Another way to monitor an S3 bucket for new files is to use notifications. AWS supports a few ways of doing this, but I’ll focus on using SQS.

First, create an SQS queue in the AWS Web console. Queue creation should be fairly straightforward; you need to name it and can probably accept the defaults.

Next, the queue needs to be configured to allow event notifications from the bucket. Every time an event occurs in the bucket, a notification will be sent to the SQS queue. We have to tell SQS that our bucket is allowed to send notification of these events to our SQS queue. The AWS notification docs describe this in detail.

In the web console, select the newly created SQS queue, and choose the Permissions tab below. The interface to edit policies seems to change (and improve) every time I use it, but makes it difficult to write instructions that will last. I’ve had success using this policy, which came directly from the AWS notification docs:


{
 "Version": "2008-10-17",
 "Id": "example-ID",
 "Statement": [
  {
   "Sid": "example-statement-ID",
   "Effect": "Allow",
   "Principal": {
     "AWS": "*"  
   },
   "Action": [
    "SQS:SendMessage"
   ],
   "Resource": "SQS-ARN",
   "Condition": {
      "ArnLike": {          
      "aws:SourceArn": "arn:aws:s3:*:*:bucketname"    
    }
   }
  }
 ]
}

Be sure to change the bucketname as necessary. If you have other existing policies for this SQS queue, be careful!

Once the policy is entered, the AWS console presents a summary like this:

SQS Policy

Configure Events On The S3 Bucket

Now that the bucket permissions are configured, open the S3 console, select the desired bucket, open the Events section, and choose Add Notification. In the image below, we notify on all ObjectCreated events and send to an SQS queue (vs an SNS topic).

Adding a bucket event

Save the event notification - the web console won’t let you save if the SQS permissions are incorrect.

From this point forward, a new message will be put on the SQS queue each time an object is created in the S3 bucket.

Creating The Graph

Now we just have to tell NiFi where to look. The flow is GetSQS -> SplitJSON -> ExtractText -> FetchS3Object -> UpdateAttribute -> PutFile.

NiFi Flow with GetSQS

GetSQS: Grabs JSON messages off the queue

Each JSON message describes a bucket event. Configure the Queue URL (can be found in the AWS console) and AWS credentials

SplitJSON: Extracts the S3 object key from the JSON message

Configure JsonPath Expression to $.Records[*].s3.object.key

ExtractText: Sets the S3 object key as the filename attribute

Configure a new property called filename with the regex (.*)

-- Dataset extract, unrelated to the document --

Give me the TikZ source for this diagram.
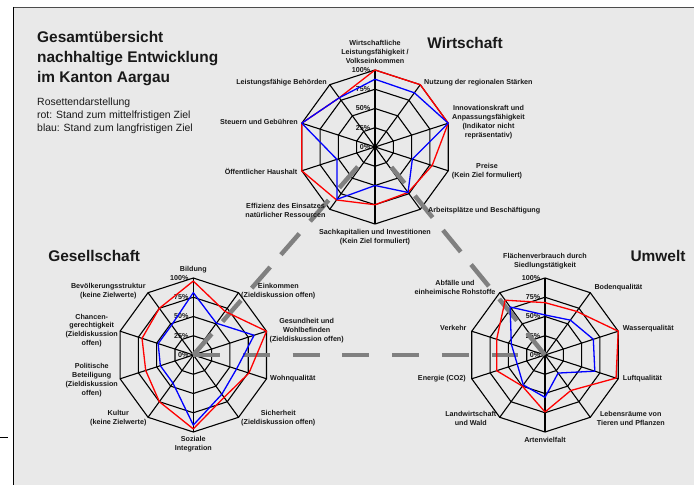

FetchS3Object: Download the object from S3

Configure the Object Key with ${filename}

UpdateAttribute: Change the S3 object key from path/to/key to path-to-key

Configure a new property called filename as ${filename:replaceAll("/", "-")}. This replaces all slashes with dashes because the PutFile processor doesn’t behave well with slashes

PutFile: Copy the object to the local filesystem

Configure the Directory as desired

NiFi Template

I’ve created a NiFi template to aid creation of this flow.

Conclusion

NiFi provides a nice set of tools to work with data on S3. I’ve been using this technique for a few months on NiFi 0.3.0 to ingest data from a low volume S3 bucket (a few files per minute), but it should scale to larger volumes nicely.